Primary school places have just been announced so parents of twins/multiples might now face the dilemma of whether to keep them together in one class or separate them.
Schools may have a preferred policy, but it is ultimately the parents’ decision and you should be consulted. Twins Trust says: “Schools should not have a blanket policy recommending separation or keeping the children together in the same class.” However, it can be a grey area. If things don’t go your way you can appeal.
Separating twins: The pros
- Gain more independence
- Greater opportunity to develop individual friendship groups
- Develops their individual personalities
- Makes it more difficult to make comparisons
- Can develop at their own pace
- Less potential for rivalry
Separating twins: The cons
- It might lead to distress and anxiety
- Can be overwhelming
- Less convenient (Different points of contact within school, activities on different days, multiple pick ups)
Together: The pros
- Can be a readymade playmate
- Provide each other with moral support
- Can help with settling in
- More convenient (one point of contact, activities on the same day, one pick up)
Together: The cons
- Could be difficult to split them up later on
- Lack of independence
- Not as easy to form different friendship groups
- Easier for comparisons to be made
- Loss of identity – easier to be branded ‘the twins’ when in the same class (although this can and does still happen in separate classes)
- One twin can become over reliant on the other/one twin can dominate
- Can distract each other
Our experience of separating our non-ID twins
My husband and I discussed what we’d do before we applied for infant school. We quickly agreed we’d separate them. They differ a little academically and substantially in character. One tended to dominate a bit more at pre-school.
We wanted them to develop their individual personalities and their own friendship groups, and didn’t want direct comparisons (teachers wouldn’t do this deliberately, but I know how easily it happens). As Maria and Gabby were already familiar with the school because of their big sister, I felt it gave them the extra confidence to ‘go it alone.’
We were very lucky as the school approached me early on and asked what we wanted to do. They didn’t try to influence us at all, but I think were happy with our choice.
We talked to our twins beforehand to make sure they were happy to be separated. They were fine from the outset. There’re plenty of opportunities for them to interact at school and they soon realised this (they also do after school clubs together). Although they initially gravitated towards each other at play time, they quickly made their own friends. They’re now in year one and continue to love it.

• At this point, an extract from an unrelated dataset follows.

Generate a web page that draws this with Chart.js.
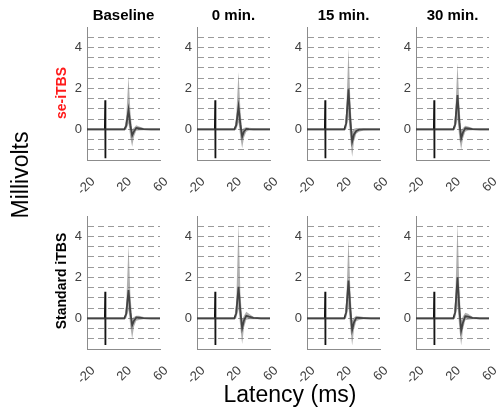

They love telling me about their different days; there’s no jealousy because someone told me first. Also, they genuinely like to hear about the others’ experiences.
It’s challenging keeping on top of which class is doing what. There’s double the class bake sales, one needs to take something in one day, the other on a different day. Sometimes the same school trip is on different days. Also, class meetings happen simultaneously so I have to decide which one to go to (I alternate). I get confused about which friends are in which classes, especially when they mix up the classes each year.
I think the biggest issue we encountered was the first time one got invited to a class party and the other didn’t. It was a steep learning curve. However, now they understand that they don’t always both get invited to the same party and it pretty much evens out in the end.
Parties are insane. We said they could have one all-class party. Obviously that’s two classes though so the potential for 60 kids. Thankfully it turned out to be a ‘modest’ 45!?! This year will be close friends!
You can have all the pros and cons laid out, but you know your children best so follow your gut! The most important thing is that they enjoy school.